For the past two weeks, I’ve been deep in a spec-driven approach to working with AI agents. At first, it felt great — like we were rolling forward on a sturdy crate, shipping fast and checking boxes.
But then I started testing.
I went spelunking into the codebase, expecting progress. What I found was something else entirely.
The code looked fine. It compiled. It had types. It followed common patterns.
But under the surface, it had quietly metastasized — like cancer.
Each iteration, while meeting the task I’d assigned, seemed to build independently of the last. Slightly different types proliferated. Functions with similar names and almost-identical logic duplicated across files. Some singletons followed the pattern, some didn’t. Parameters were inconsistent. The drift was real.
There were even two versions of the same function… in the same file.
It wasn’t malicious or “wrong” in the way broken code is wrong. It was subtle. Slow. Creeping.
The worst part? It looked well-formed. But it wasn’t cohesive.
So I started deleting.
I detangled types, merged functions, and audited patterns. I rewrote rules and began tracking type flow between packages. I'm now setting stricter boundaries on where new types can be introduced, and when existing ones should be reused.
The plan moving forward:
- Take smaller steps again
- Write clearer specs, but also layer in opinionated rules
- Be deliberate about type ownership and propagation
- And most importantly: review the code like I would if it came from another dev on my team
The big takeaway?
Progress can feel real — and look real — while hiding foundational rot.

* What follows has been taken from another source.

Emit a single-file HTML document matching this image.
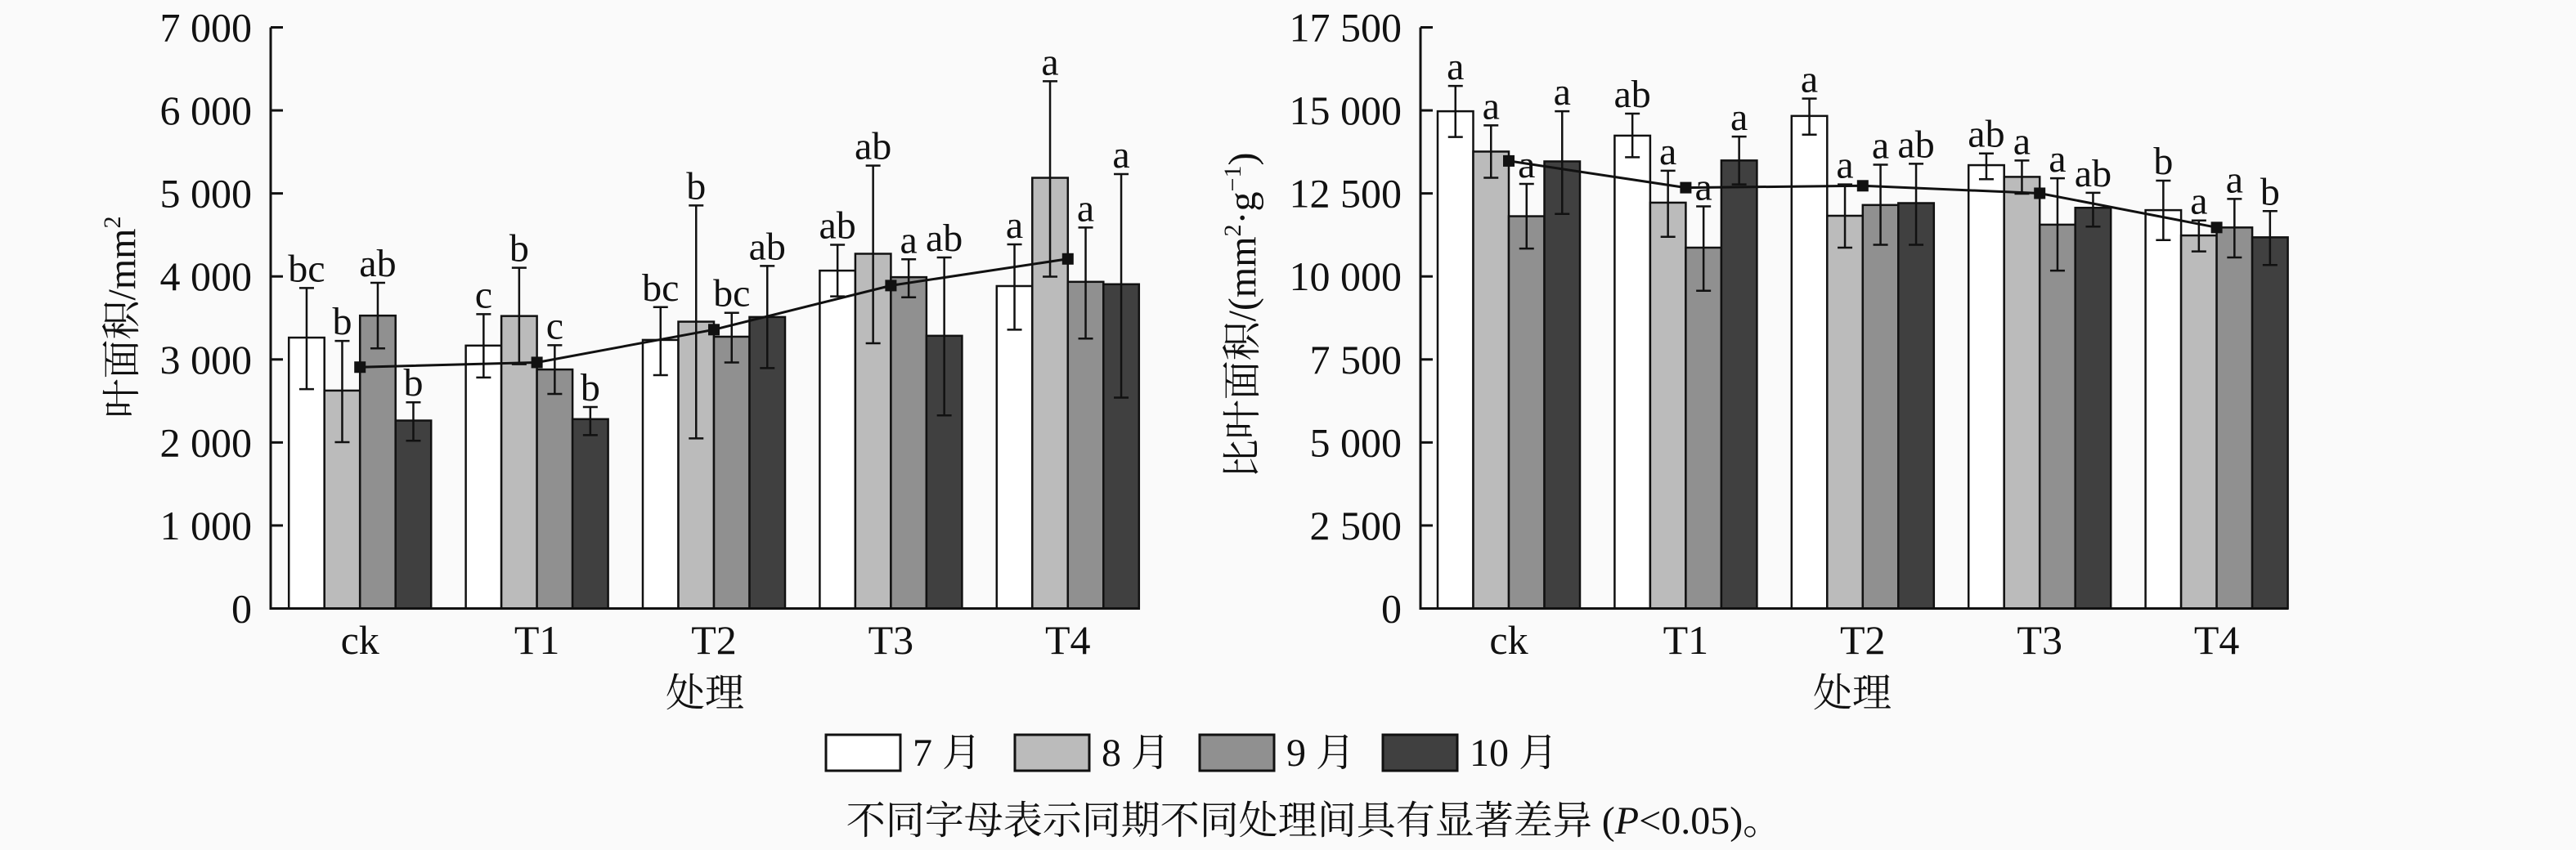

I’m still excited about agents. They’re amazing for narrow tasks and very focused changes. But for larger systems, we need more than just specs and linters. We need vigilant reviewers. We need agents that watch for architectural drift and repeated logic. Maybe a “solutions architect” agent who’s tasked with seeing the bigger picture.
Until then, it’s me. Watching. Reviewing. Learning.
Right now I’m still just using Cursor, Codex as a passive contributor, and ChatGPT for second opinions. Not even an advanced toolchain. But after this milestone, I plan to try more robust multi-agent setups to see what’s out there.
It’s not all bleak.
This work is still powerful — just easy to misuse.
And sometimes… deceptively good at hiding the cracks.